All Aboard for the Video Train

According to this indepth Cnet article “2004 is the last year when people consider video an exotic application for broadband,” (Peter Barrett, CTO Microsoft TV).

So the Baby Bells are spending billions to become TV providers. “Voice is a dying business” and the bites from cable are costly. “If we are going to build the IP (Internet Protocol) pipe, we want all the revenue streams. The great thing is that several technologies are coming together now. We’re very happy about that” (Ralph Ballart, VP Broadband, SBC Laboratories).
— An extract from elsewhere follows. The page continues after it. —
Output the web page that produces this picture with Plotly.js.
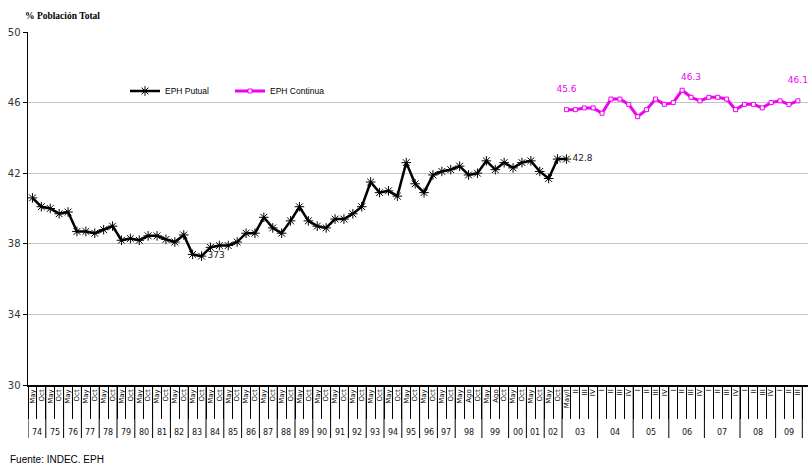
<!DOCTYPE html>
<html><head><meta charset="utf-8">
<script src="https://cdn.plot.ly/plotly-3.0.1.min.js"></script>
<style>html,body{margin:0;padding:0;background:#fff;} #chart{width:811px;height:464px;}</style>
</head><body><div id="chart"></div>
<script>
// ---- data ----
const yearLabels = ['74','75','76','77','78','79','80','81','82','83','84','85','86','87','88','89','90','91','92','93','94','95','96','97','98','99','00','01','02','03','04','05','06','07','08','09'];
const sem = ['May','Oct'];
const sem3 = ['May','Ago','Oct'];
const q03 = ['May/I','II','III','IV'];
const quarters = ['I','II','III','IV'];
const q09 = ['I','II','III'];
const yearPeriods = [sem,sem,sem,sem,sem,sem,sem,sem,sem,sem,sem,sem,sem,sem,sem,sem,sem,sem,sem,sem,sem,sem,sem,sem,
  sem3,sem3,sem,sem,sem,q03,quarters,quarters,quarters,quarters,quarters,q09];

const puntualValues = [40.6,40.1,40.0,39.7,39.8,38.7,38.7,38.6,38.8,39.0,38.2,38.3,38.2,38.45,38.45,38.25,38.1,38.5,37.4,37.3,
  37.8,37.9,37.9,38.1,38.6,38.6,39.5,38.9,38.6,39.3,40.1,39.3,39.0,38.9,39.4,39.4,39.7,40.1,41.5,40.9,
  41.0,40.7,42.6,41.4,40.9,41.9,42.1,42.2,42.4,41.9,42.0,42.7,42.2,42.6,42.3,42.6,42.7,42.1,41.7,42.8,42.8];
const puntualLabelIdx = [19, 60];
const puntualLabelTxt = ['373', '42.8'];

const continuaStart = 60;
const continuaValues = [45.6,45.6,45.7,45.7,45.4,46.2,46.2,45.9,45.2,45.6,46.2,45.9,46.0,46.7,46.3,46.1,46.3,46.3,46.2,45.6,
  45.9,45.9,45.7,46.0,46.1,45.9,46.1];
const continuaLabelIdx = [0, 14, 26];
const continuaLabelTxt = ['45.6', '46.3', '46.1'];

const yTicks = [30,34,38,42,46,50];

// ---- derived ----
const periodLabels = [].concat(...yearPeriods);
const nCat = periodLabels.length;
const catIdx = periodLabels.map((_, i) => i);
const boundaries = [];
for (let i = 0; i <= nCat; i++) boundaries.push(i - 0.5);
const yearBounds = [-0.5];
const yearCenters = [];
{
  let b = -0.5;
  yearPeriods.forEach(p => { yearCenters.push(b + p.length / 2); b += p.length; yearBounds.push(b); });
}
const mkText = (n, idx, txt, suffix) => { const t = new Array(n).fill(''); idx.forEach((k, j) => t[k] = txt[j] + (suffix || '')); return t; };

const plotTop = 32, plotBottom = 79, H = 464;
const plotH = H - plotTop - plotBottom;
const MAG = '#f000f0';

const traces = [
  {
    name: 'EPH Putual', type: 'scatter', mode: 'lines+markers+text',
    x: puntualValues.map((_, i) => i), y: puntualValues,
    line: {color: '#000', width: 2.5},
    marker: {symbol: 'asterisk-open', size: 8, color: '#000', line: {color: '#000', width: 1}},
    text: mkText(puntualValues.length, puntualLabelIdx, puntualLabelTxt),
    textposition: 'middle right',
    textfont: {family: 'DejaVu Sans', size: 9, color: '#222'}
  },
  {
    name: 'EPH Continua', type: 'scatter', mode: 'lines+markers+text',
    x: continuaValues.map((_, i) => i + continuaStart), y: continuaValues,
    line: {color: MAG, width: 3},
    marker: {symbol: 'square', size: 4, color: '#fff', line: {color: MAG, width: 1}},
    text: mkText(continuaValues.length, continuaLabelIdx, continuaLabelTxt, '<br> '),
    textposition: 'top center',
    textfont: {family: 'DejaVu Sans', size: 9, color: MAG}
  }
];

const shapes = yearBounds.map(b => ({
  type: 'line', xref: 'x', yref: 'paper', x0: b, x1: b, y0: 0, y1: -53 / plotH,
  line: {color: '#000', width: 1}
}));

const annotations = yearCenters.map((c, i) => ({
  xref: 'x', yref: 'paper', x: c, y: -47 / plotH, text: yearLabels[i], showarrow: false,
  xanchor: 'center', yanchor: 'middle', font: {family: 'DejaVu Sans', size: 8, color: '#111'}
}));
annotations.push({
  xref: 'paper', yref: 'paper', x: -20 / 780, y: -(459 - (H - plotBottom)) / plotH,
  text: 'Fuente: INDEC. EPH', showarrow: false, xanchor: 'left', yanchor: 'middle',
  font: {family: 'Liberation Sans', size: 10, color: '#000'}
});

const layout = {
  width: 811, height: 464,
  margin: {l: 28, r: 3, t: plotTop, b: plotBottom},
  paper_bgcolor: '#fff', plot_bgcolor: '#fff',
  showlegend: true,
  title: {text: '% Población Total', xref: 'container', yref: 'container', x: 25 / 811, xanchor: 'left',
    y: 1 - 16 / H, yanchor: 'middle', font: {family: 'Liberation Serif', size: 9.5, color: '#000', weight: 'bold'}},
  legend: {orientation: 'h', x: 97 / 780, y: (H - plotBottom - 91) / plotH, xanchor: 'left', yanchor: 'middle',
    bgcolor: 'rgba(0,0,0,0)', font: {family: 'Liberation Sans', size: 8.5, color: '#000'}, entrywidth: 60},
  xaxis: {
    range: [-0.5, -0.5 + 780 / 8.9], showgrid: false, zeroline: false,
    showline: true, linecolor: '#000', linewidth: 1.5,
    tickmode: 'array', tickvals: catIdx, ticktext: periodLabels, tickangle: -90,
    ticks: '', tickfont: {family: 'DejaVu Sans', size: 7, color: '#000'},
    minor: {tickmode: 'array', tickvals: boundaries, ticks: 'outside', ticklen: 32, tickcolor: '#000', tickwidth: 1, showgrid: false}
  },
  yaxis: {
    range: [30, 50], tickmode: 'array', tickvals: yTicks, ticktext: yTicks.map(String),
    showgrid: true, gridcolor: '#c4c4c4', gridwidth: 1, zeroline: false,
    showline: true, linecolor: '#000', linewidth: 1.5,
    ticks: 'outside', ticklen: 4, tickcolor: '#000',
    tickfont: {family: 'DejaVu Sans', size: 10, color: '#333'}
  },
  shapes: shapes,
  annotations: annotations,
  hovermode: false
};

Plotly.newPlot('chart', traces, layout, {staticPlot: true, displayModeBar: false});
</script>
</body></html>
The key is services, since most customers already have cable or satellite and are unlikely to change unless service offerings are more compelling. And bandwidth constipation is a real issue when dealing with poorly compressed poorly produced Internet video. “Digital video technology is in flux as technology providers develop potential replacements for the current standard, known as MPEG-2, which would require substantially less bandwidth to transmit video without loss of picture quality. A new standard, known as MPEG-4, would slash bandwidth requirements by about 75 percent, giving TV providers room for additional channels and high-definition transmissions, but it is still largely a work in progress”.

It’s not a “work in progress” at ExecProducer – we’ve been producing media of the Internet, by the Internet, and for the Internet for years, and continue to innovate on end-to-end quality, bandwidth resource allocation, and TCP/IP infrastructure issues along with production issues. So I suppose it’s just a “catch-up game” for those other guys. All aboard!